◆ What you are asked to do:
Leave out all pictures and give back precisely the lines from the line with "Emit a Python" to the line with "ax.plot(years, vals, color=color, lw=1.35, linestyle=dash)", including those two lines.

# START OF Exercise data

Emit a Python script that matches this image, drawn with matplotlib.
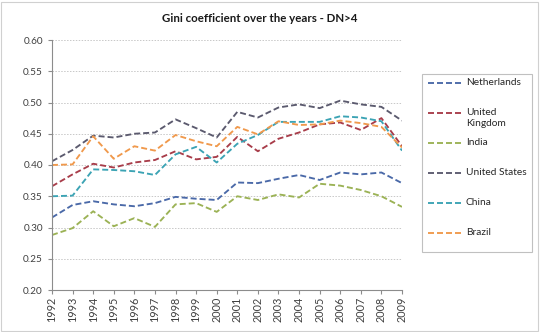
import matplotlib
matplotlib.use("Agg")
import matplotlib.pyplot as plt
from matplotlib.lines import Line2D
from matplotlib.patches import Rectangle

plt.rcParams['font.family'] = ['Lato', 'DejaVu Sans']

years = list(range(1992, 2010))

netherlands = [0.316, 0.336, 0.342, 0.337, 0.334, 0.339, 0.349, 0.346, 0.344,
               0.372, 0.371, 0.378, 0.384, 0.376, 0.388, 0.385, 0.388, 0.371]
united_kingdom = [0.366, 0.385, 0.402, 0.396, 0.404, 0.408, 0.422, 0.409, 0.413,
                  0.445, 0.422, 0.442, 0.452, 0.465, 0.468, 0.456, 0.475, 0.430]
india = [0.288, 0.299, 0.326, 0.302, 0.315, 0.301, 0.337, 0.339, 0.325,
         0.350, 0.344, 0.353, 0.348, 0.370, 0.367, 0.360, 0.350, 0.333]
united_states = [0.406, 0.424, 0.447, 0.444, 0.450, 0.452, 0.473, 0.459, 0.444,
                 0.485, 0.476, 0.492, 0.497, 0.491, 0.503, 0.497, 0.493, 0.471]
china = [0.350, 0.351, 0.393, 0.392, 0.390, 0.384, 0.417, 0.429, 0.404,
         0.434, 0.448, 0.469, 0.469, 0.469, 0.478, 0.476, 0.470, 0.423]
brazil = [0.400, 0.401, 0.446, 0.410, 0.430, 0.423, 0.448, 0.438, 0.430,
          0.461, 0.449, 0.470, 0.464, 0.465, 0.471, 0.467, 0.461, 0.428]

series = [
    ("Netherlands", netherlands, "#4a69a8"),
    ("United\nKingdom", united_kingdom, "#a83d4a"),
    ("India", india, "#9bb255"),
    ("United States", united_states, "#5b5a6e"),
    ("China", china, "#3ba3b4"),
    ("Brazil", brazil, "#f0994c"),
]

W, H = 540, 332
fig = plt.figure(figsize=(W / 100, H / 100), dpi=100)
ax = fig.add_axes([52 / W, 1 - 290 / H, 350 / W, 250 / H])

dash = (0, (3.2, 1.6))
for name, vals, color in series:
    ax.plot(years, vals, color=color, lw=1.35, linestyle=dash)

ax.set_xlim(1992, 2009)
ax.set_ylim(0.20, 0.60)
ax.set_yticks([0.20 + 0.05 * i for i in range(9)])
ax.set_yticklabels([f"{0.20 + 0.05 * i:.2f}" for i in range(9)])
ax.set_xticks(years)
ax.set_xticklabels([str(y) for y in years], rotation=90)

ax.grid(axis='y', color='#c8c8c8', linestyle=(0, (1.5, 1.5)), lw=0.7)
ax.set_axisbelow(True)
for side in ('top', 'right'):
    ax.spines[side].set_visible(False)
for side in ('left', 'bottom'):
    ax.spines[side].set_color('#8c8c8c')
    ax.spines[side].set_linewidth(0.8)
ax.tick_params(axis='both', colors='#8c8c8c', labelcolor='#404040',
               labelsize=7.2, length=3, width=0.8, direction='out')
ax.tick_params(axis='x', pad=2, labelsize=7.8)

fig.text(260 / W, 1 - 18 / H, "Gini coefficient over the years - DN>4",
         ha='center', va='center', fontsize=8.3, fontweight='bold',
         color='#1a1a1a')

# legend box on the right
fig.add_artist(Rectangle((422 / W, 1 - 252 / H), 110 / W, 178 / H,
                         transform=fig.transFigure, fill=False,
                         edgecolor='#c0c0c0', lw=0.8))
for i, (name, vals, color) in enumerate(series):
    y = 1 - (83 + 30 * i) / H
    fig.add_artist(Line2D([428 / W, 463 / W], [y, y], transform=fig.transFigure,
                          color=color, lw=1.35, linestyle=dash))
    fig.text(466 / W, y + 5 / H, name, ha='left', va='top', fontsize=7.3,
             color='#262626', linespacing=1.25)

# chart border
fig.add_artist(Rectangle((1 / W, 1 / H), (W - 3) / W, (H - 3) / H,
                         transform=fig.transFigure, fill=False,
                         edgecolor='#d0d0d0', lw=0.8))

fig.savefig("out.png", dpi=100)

# END OF Exercise data
# START OF Exercise data

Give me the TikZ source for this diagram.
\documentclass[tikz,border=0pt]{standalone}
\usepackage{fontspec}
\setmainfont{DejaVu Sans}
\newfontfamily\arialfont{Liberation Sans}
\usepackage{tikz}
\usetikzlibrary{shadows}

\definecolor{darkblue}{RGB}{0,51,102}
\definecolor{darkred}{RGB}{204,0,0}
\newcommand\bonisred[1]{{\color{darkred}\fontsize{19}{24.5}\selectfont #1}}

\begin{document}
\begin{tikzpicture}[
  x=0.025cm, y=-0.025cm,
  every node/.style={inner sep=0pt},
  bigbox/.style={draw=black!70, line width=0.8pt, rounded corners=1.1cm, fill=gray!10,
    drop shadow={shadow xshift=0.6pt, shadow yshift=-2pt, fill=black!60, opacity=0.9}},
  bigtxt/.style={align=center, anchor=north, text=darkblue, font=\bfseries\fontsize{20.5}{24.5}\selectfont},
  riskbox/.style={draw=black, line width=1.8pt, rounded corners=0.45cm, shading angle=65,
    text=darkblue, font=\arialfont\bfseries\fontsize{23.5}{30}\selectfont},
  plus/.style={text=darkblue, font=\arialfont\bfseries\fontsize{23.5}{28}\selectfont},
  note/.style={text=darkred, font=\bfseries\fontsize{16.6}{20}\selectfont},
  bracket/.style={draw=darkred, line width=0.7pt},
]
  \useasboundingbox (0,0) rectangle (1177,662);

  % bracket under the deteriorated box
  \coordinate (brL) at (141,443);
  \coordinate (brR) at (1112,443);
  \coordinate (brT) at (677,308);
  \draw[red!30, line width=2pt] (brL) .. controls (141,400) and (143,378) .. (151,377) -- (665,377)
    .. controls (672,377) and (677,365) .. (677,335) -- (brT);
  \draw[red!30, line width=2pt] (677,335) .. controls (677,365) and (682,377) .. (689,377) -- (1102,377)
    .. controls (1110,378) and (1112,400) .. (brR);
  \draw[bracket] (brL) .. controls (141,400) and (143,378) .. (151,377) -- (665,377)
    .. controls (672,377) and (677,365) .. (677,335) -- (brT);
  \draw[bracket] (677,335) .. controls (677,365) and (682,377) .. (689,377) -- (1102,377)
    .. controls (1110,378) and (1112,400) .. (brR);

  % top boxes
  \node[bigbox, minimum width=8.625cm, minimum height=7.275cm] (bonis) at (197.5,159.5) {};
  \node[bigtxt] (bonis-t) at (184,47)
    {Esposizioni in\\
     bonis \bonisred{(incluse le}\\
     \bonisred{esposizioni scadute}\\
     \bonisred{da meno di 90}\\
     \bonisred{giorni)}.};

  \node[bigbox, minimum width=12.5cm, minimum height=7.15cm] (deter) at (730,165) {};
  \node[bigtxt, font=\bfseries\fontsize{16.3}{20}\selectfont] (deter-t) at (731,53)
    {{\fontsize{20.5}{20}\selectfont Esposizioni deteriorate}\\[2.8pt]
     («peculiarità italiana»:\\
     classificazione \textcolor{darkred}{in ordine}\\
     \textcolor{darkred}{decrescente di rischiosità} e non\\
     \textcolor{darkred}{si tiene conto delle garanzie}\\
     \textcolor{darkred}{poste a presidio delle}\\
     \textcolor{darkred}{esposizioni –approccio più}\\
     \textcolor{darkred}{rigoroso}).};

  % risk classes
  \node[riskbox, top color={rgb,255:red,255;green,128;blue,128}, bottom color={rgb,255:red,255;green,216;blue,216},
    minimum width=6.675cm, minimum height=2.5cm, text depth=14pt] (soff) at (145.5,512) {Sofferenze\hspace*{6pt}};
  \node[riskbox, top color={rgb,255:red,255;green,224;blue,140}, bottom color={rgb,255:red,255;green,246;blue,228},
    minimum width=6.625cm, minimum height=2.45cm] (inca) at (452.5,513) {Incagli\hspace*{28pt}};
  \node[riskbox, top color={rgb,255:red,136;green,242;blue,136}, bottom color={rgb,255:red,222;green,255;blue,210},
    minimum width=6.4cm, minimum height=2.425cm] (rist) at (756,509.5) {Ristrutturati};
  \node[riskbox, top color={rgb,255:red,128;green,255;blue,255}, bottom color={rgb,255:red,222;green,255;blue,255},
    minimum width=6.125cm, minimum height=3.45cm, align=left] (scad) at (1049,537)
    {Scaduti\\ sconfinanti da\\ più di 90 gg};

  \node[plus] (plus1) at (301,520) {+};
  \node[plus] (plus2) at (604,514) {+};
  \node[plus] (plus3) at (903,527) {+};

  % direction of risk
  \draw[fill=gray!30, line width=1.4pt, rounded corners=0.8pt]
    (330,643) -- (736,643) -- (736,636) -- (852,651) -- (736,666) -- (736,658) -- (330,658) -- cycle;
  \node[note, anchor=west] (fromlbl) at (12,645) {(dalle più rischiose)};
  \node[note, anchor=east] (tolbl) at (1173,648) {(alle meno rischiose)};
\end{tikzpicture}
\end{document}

# END OF Exercise data

◆ Answer for the task:
Emit a Python script that matches this image, drawn with matplotlib.
import matplotlib
matplotlib.use("Agg")
import matplotlib.pyplot as plt
from matplotlib.lines import Line2D
from matplotlib.patches import Rectangle

plt.rcParams['font.family'] = ['Lato', 'DejaVu Sans']

years = list(range(1992, 2010))

netherlands = [0.316, 0.336, 0.342, 0.337, 0.334, 0.339, 0.349, 0.346, 0.344,
               0.372, 0.371, 0.378, 0.384, 0.376, 0.388, 0.385, 0.388, 0.371]
united_kingdom = [0.366, 0.385, 0.402, 0.396, 0.404, 0.408, 0.422, 0.409, 0.413,
                  0.445, 0.422, 0.442, 0.452, 0.465, 0.468, 0.456, 0.475, 0.430]
india = [0.288, 0.299, 0.326, 0.302, 0.315, 0.301, 0.337, 0.339, 0.325,
         0.350, 0.344, 0.353, 0.348, 0.370, 0.367, 0.360, 0.350, 0.333]
united_states = [0.406, 0.424, 0.447, 0.444, 0.450, 0.452, 0.473, 0.459, 0.444,
                 0.485, 0.476, 0.492, 0.497, 0.491, 0.503, 0.497, 0.493, 0.471]
china = [0.350, 0.351, 0.393, 0.392, 0.390, 0.384, 0.417, 0.429, 0.404,
         0.434, 0.448, 0.469, 0.469, 0.469, 0.478, 0.476, 0.470, 0.423]
brazil = [0.400, 0.401, 0.446, 0.410, 0.430, 0.423, 0.448, 0.438, 0.430,
          0.461, 0.449, 0.470, 0.464, 0.465, 0.471, 0.467, 0.461, 0.428]

series = [
    ("Netherlands", netherlands, "#4a69a8"),
    ("United\nKingdom", united_kingdom, "#a83d4a"),
    ("India", india, "#9bb255"),
    ("United States", united_states, "#5b5a6e"),
    ("China", china, "#3ba3b4"),
    ("Brazil", brazil, "#f0994c"),
]

W, H = 540, 332
fig = plt.figure(figsize=(W / 100, H / 100), dpi=100)
ax = fig.add_axes([52 / W, 1 - 290 / H, 350 / W, 250 / H])

dash = (0, (3.2, 1.6))
for name, vals, color in series:
    ax.plot(years, vals, color=color, lw=1.35, linestyle=dash)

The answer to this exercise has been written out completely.